Une étude publiée mercredi sur les 874 collèges publics des académies de Paris, Créteil et Versailles met au jour l’influence des inégalités territoriales et sociales sur la réussite scolaire.
LE MONDE | | Par Mattea Battaglia
Combien de fois a-t-on entendu des élèves douter de l’égalité des chances promise par l’école républicaine, eux qui, dans les « quartiers » comme ils disent, ont le sentiment que l’éducation nationale ne les propulse pas aussi bien – ni aussi loin – que leurs camarades des secteurs favorisés ? Qu’on n’enseigne pas de la même manière aux jeunes de Clichy-sous-Bois ou de Stains qu’aux élèves du 16e arrondissement parisien ?
L’enquête portant sur les inégalités scolaires dans 874 collèges publics d’Ile-de-France – soit tous ceux des académies de Paris, Créteil et Versailles, hors secteur privé – divulguée, mercredi 24 octobre, par le Conseil national d’évaluation du système scolaire (Cnesco), ne leur donne pas tort. Sans mettre en cause les enseignants, elle interroge, à une échelle géographique d’une finesse inédite – celle de l’« IRIS », la plus petite unité établie par l’Insee assimilable à un quartier –, les politiques de gestion des ressources humaines, afin de savoir si celles-ci compensent, ou non, les inégalités socio-spatiales.
Affecte-t-on plus d’enseignants dans les collèges qui en ont le plus besoin ? Des enseignants plus aguerris ? Et de manière plus stable ? La réponse est non à quasi toutes ces questions, à l’exception de la taille des classes plus favorable dans les établissements des quartiers très défavorisés (avec trois élèves de moins, par rapport à la moyenne en Ile-de-France).

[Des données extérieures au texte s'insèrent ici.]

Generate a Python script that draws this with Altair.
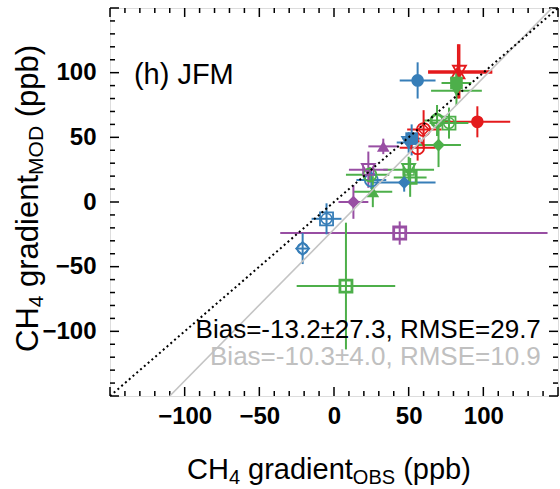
import altair as alt
import pandas as pd

# ---------------- data ----------------
grp   = ["blue","blue","blue","blue","blue","blue","blue",
         "red","red","red","red","red",
         "green","green","green","green","green","green","green","green","green","green",
         "purple","purple","purple","purple"]
shape = ["circle","square","triangle-down","circle","diamond","square","diamond",
         "triangle-down","triangle-up","circle","circle","circle",
         "triangle-down","square","circle","square","diamond","triangle-down","square","triangle-up","square","circle",
         "triangle-up","triangle-down","diamond","square"]
fill  = ["filled","filled","open","open","filled","open","open",
         "open","open","filled","open","open",
         "filled","filled","open","open","filled","open","open","filled","open","open",
         "filled","open","filled","open"]
inner = ["none","none","none","none","none","plus","plus",
         "none","none","none","star","none",
         "none","none","plus","plus","none","x","x","none","x","none",
         "none","x","none","x"]
obs   = [56, 52, 50, 25, 47, -5, -21,
         84, 83, 96, 60, 56,
         82, 82, 69, 77, 70, 50, 51, 26, 8, 24,
         33, 23, 13, 44]
mod   = [94, 49, 46, 17, 15, -13, -36,
         101, 100, 62, 56, 42,
         86, 92, 63, 61, 44, 25, 19, 8, -65, 21,
         43, 25, 0, -24]
obs_lo = [44, 46, 42, 15, 25, -15, -25,
          63, 63, 74, 49, 44,
          65, 72, 60, 64, 55, 33, 40, 13, -25, 8,
          23, 10, 3, -36]
obs_hi = [68, 58, 60, 35, 68, 5, -17,
          106, 106, 118, 72, 68,
          99, 92, 78, 90, 85, 67, 62, 39, 41, 37,
          43, 36, 23, 143]
mod_lo = [80, 36, 38, 10, 8, -25, -48,
          80, 80, 50, 41, 32,
          75, 85, 51, 49, 27, 15, 4, -4, -114, 15,
          37, 11, -13, -33]
mod_hi = [108, 60, 54, 24, 22, -1, -24,
          122, 122, 74, 71, 52,
          100, 99, 75, 73, 61, 35, 34, 20, -16, 27,
          49, 39, 13, -15]

one_x = [-150, 150]
one_y = [-150, 150]
fit_x = [-110, 146]
fit_y = [-150, 150]

major_ticks = [-150, -100, -50, 0, 50, 100, 150]
minor_ticks = [-140, -130, -120, -110, -90, -80, -70, -60, -40, -30, -20, -10,
               10, 20, 30, 40, 60, 70, 80, 90, 110, 120, 130, 140]
label_ticks = [-100, -50, 0, 50, 100]

panel_label = "(h) JFM"
stat_black = "Bias=-13.2\u00b127.3, RMSE=29.7"
stat_grey = "Bias=-10.3\u00b14.0, RMSE=10.9"

group_domain = ["blue", "red", "green", "purple"]
group_colors = ["#377eb8", "#e41a1c", "#4daf4a", "#984ea3"]

# ---------------- layout ----------------
W, H = 448, 388
FONT = "Liberation Sans"

df = pd.DataFrame({"grp": grp, "shape": shape, "fill": fill, "inner": inner,
                   "x": obs, "y": mod, "xlo": obs_lo, "xhi": obs_hi,
                   "ylo": mod_lo, "yhi": mod_hi})

xs = alt.Scale(domain=[-150, 150], nice=False, zero=False)
ys = alt.Scale(domain=[-150, 150], nice=False, zero=False)
xaxis = alt.Axis(values=label_ticks, title=None, ticks=False, tickSize=0, domain=False,
                 grid=False, labelFont=FONT, labelFontSize=24, labelFontWeight="bold",
                 labelColor="black", labelPadding=8)
yaxis = alt.Axis(values=label_ticks, title=None, ticks=False, tickSize=0, domain=False,
                 grid=False, labelFont=FONT, labelFontSize=24, labelFontWeight="bold",
                 labelColor="black", labelPadding=14)
col = alt.Color("grp:N", scale=alt.Scale(domain=group_domain, range=group_colors), legend=None)
shp = alt.Shape("shape:N", scale=alt.Scale(
    domain=["circle", "square", "diamond", "triangle-up", "triangle-down"],
    range=["circle", "square", "diamond", "triangle-up", "triangle-down"]), legend=None)
inner_shape = alt.Shape("inner:N", scale=alt.Scale(
    domain=["plus", "x", "star"],
    range=["M-1,0L1,0M0,-1L0,1",
           "M-1,-1L1,1M-1,1L1,-1",
           "M-1,0L1,0M0,-1L0,1M-0.75,-0.75L0.75,0.75M-0.75,0.75L0.75,-0.75"]), legend=None)

base = alt.Chart(df)
hbar = base.mark_rule(strokeWidth=2).encode(
    x=alt.X("xlo:Q", scale=xs, axis=xaxis), x2="xhi:Q",
    y=alt.Y("y:Q", scale=ys, axis=yaxis), color=col)
vbar = base.mark_rule(strokeWidth=2).encode(
    x=alt.X("x:Q", scale=xs, axis=xaxis),
    y=alt.Y("ylo:Q", scale=ys, axis=yaxis), y2="yhi:Q", color=col)
pts_f = base.transform_filter(alt.datum.fill == "filled").mark_point(
    filled=True, opacity=1, size=160).encode(
    x=alt.X("x:Q", scale=xs, axis=xaxis), y=alt.Y("y:Q", scale=ys, axis=yaxis),
    color=col, shape=shp)
pts_o = base.transform_filter(alt.datum.fill == "open").mark_point(
    filled=False, opacity=1, size=170, strokeWidth=1.8).encode(
    x=alt.X("x:Q", scale=xs, axis=xaxis), y=alt.Y("y:Q", scale=ys, axis=yaxis),
    color=col, shape=shp)
pts_i = base.transform_filter(alt.datum.inner != "none").mark_point(
    filled=False, opacity=1, size=115, strokeWidth=1.5).encode(
    x=alt.X("x:Q", scale=xs, axis=xaxis), y=alt.Y("y:Q", scale=ys, axis=yaxis),
    color=col, shape=inner_shape)

one_line = alt.Chart(pd.DataFrame({"x": one_x, "y": one_y})).mark_line(
    color="black", strokeWidth=2, strokeDash=[2, 3], clip=True).encode(
    x=alt.X("x:Q", scale=xs, axis=xaxis), y=alt.Y("y:Q", scale=ys, axis=yaxis))
fit_line = alt.Chart(pd.DataFrame({"x": fit_x, "y": fit_y})).mark_line(
    color="#c4c4c4", strokeWidth=1.6, clip=True).encode(
    x=alt.X("x:Q", scale=xs, axis=xaxis), y=alt.Y("y:Q", scale=ys, axis=yaxis))

# inward ticks on all four sides
def tick_layers(vals, length):
    d = pd.DataFrame({"v": vals})
    c = alt.Chart(d).mark_rule(color="black", strokeWidth=1.5)
    xe = alt.X("v:Q", scale=xs, axis=xaxis)
    ye = alt.Y("v:Q", scale=ys, axis=yaxis)
    return [
        c.encode(x=xe, y=alt.value(H), y2=alt.value(H - length)),
        c.encode(x=xe, y=alt.value(0), y2=alt.value(length)),
        c.encode(y=ye, x=alt.value(0), x2=alt.value(length)),
        c.encode(y=ye, x=alt.value(W), x2=alt.value(W - length)),
    ]

ticks = tick_layers(major_ticks, 9) + tick_layers(minor_ticks, 5)

# in-plot texts
def txt(s, x, y, size, color, align, baseline="middle"):
    return alt.Chart(pd.DataFrame({"t": [s], "x": [x], "y": [y]})).mark_text(
        font=FONT, fontSize=size, color=color, align=align, baseline=baseline).encode(
        x=alt.X("x:Q", scale=xs, axis=xaxis), y=alt.Y("y:Q", scale=ys, axis=yaxis), text="t:N")

texts = [
    txt(panel_label, -134, 98, 29, "black", "left"),
    txt(stat_black, 138.5, -99, 26, "black", "right"),
    txt(stat_grey, 138.5, -120, 26, "#c0c0c0", "right"),
]

# axis titles with subscripts (Arial/Liberation advance widths)
AW = {'C': 722, 'H': 722, '4': 556, ' ': 278, 'g': 556, 'r': 333, 'a': 556, 'd': 556,
      'i': 222, 'e': 556, 'n': 556, 't': 278, 'O': 778, 'B': 667, 'S': 667, 'M': 833,
      'D': 722, '(': 333, ')': 333, 'p': 556, 'b': 556}

def width(s, size):
    return sum(AW.get(ch, 556) for ch in s) * size / 1000.0

def title_layers(parts, x0, y0, big, small, sub_shift, vertical):
    out = []
    pos = 0.0
    for s, is_sub in parts:
        size = small if is_sub else big
        dy = sub_shift if is_sub else 0
        lead = len(s) - len(s.lstrip(" "))
        pos += width(" " * lead, size)
        s = s.lstrip(" ")
        d = pd.DataFrame({"t": [s]})
        kw = dict(font=FONT, fontSize=size, color="black", align="left",
                  baseline="alphabetic", dx=pos, dy=dy)
        if vertical:
            kw["angle"] = 270
        m = alt.Chart(d).mark_text(**kw)
        out.append(m.encode(x=alt.value(x0), y=alt.value(y0), text="t:N"))
        pos += width(s, size)
    return out

xtitle = title_layers([("CH", False), ("4", True), (" gradient", False), ("OBS", True),
                       (" (ppb)", False)], 187 - 110, 479 - 8, 29, 20, 5, False)
ytitle = title_layers([("CH", False), ("4", True), (" gradient", False), ("MOD", True),
                       (" (ppb)", False)], 38 - 110, 352 - 8, 31, 21, 5, True)

chart = alt.layer(
    hbar, vbar, *ticks, pts_o, pts_i, pts_f, fit_line, one_line, *texts, *xtitle, *ytitle
).properties(
    width=W, height=H,
    autosize=alt.AutoSizeParams(type="none"),
    padding={"left": 110, "top": 8, "right": 2, "bottom": 93},
).configure_view(stroke="black", strokeWidth=1.5).configure(background="white")

chart.save("out.html", embed_options={"renderer": "svg", "actions": False})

Les chercheurs du Cnesco, sous la direction du géographe Patrice Caro, ont travaillé deux ans pour enrichir la batterie de données permettant d’affirmer que l’école, même après trente-cinq ans (et des poussières) de politique d’éducation prioritaire, n’accorde pas aux territoires les plus défavorisés des ressources humaines enseignantes de même qualité que celles qu’elle destine aux écoles favorisées. Une nouvelle démonstration de l’incapacité du système éducatif à compenser les inégalités socio-économiques qui lui préexistent.
Inégalités cumulées
En Ile-de-France, à l’exception de Paris et de la Seine-et-Marne, les territoires paupérisés cumulent les inégalités : recrutant un public socialement désavantagé et cumulant du retard à l’entrée en 6e, ces quartiers accueillent, en outre, des enseignants plus jeunes, plus souvent contractuels (pas passés par l’étape du concours), et qui restent peu de temps dans les établissements. La recherche a montré que ce dernier point n’est pas qu’un détail dans la réussite des élèves : un fort « turnover », comme disent les professeurs, empêche de mener à bien des projets de long terme.
Parmi les inégalités invisibles à plus grande échelle, mises au jour par l’enquête, celles qui touchent à la réussite en fin de collège sont particulièrement criantes. Pour les mettre en valeur, l’équipe de chercheurs a choisi de ne considérer que les résultats obtenus aux épreuves terminales du brevet, ces épreuves dites « externes » qui ne relèvent pas du contrôle continu et sont corrigées en dehors du collège. Les résultats varient du simple au double en Ile-de-France selon les types de territoires : on passe ainsi de 24,3 % de réussite, dans les quartiers cumulant les plus fortes difficultés, à 57,5 % au cœur de Paris ou en banlieue favorisée (42,8 % en moyenne). Dans tous les cas, on est loin, très loin, du tableau d’ensemble que brosse la moyenne nationale.
« Ne pas voir ces inégalités, c’est prendre le risque de ne pas savoir comment mieux lutter contre », dit Nathalie Mons, présidente du Cnesco. Le conseil aurait voulu aller plus loin dans les comparaisons, par exemple en se penchant sur les absences d’enseignants. Il a manqué de données statistiques.
Son diagnostic intervient à un moment où de nombreuses voix s’interrogent, au sein de la communauté éducative, sur le devenir du Cnesco, alors que doit être créée, début 2019, une « instance de l’évaluation » promise, durant la campagne présidentielle, par le candidat Macron. Mais il intervient à point nommé, alors qu’est lancée la réflexion sur le devenir de la politique d’éducation prioritaire.
Dans un rapport, publié le 17 octobre, la Cour des comptes a dressé un bilan « décevant » de cette politique. Son objectif était de réduire à moins de 10 % les écarts de niveau entre les élèves en ZEP et hors ZEP. Or, au collège, si les écarts de performance en mathématiques et en français ne se détériorent plus, ils restent, selon la Cour des comptes, de l’ordre de 20 % à 30 % selon les disciplines et les années, a souligné la Cour.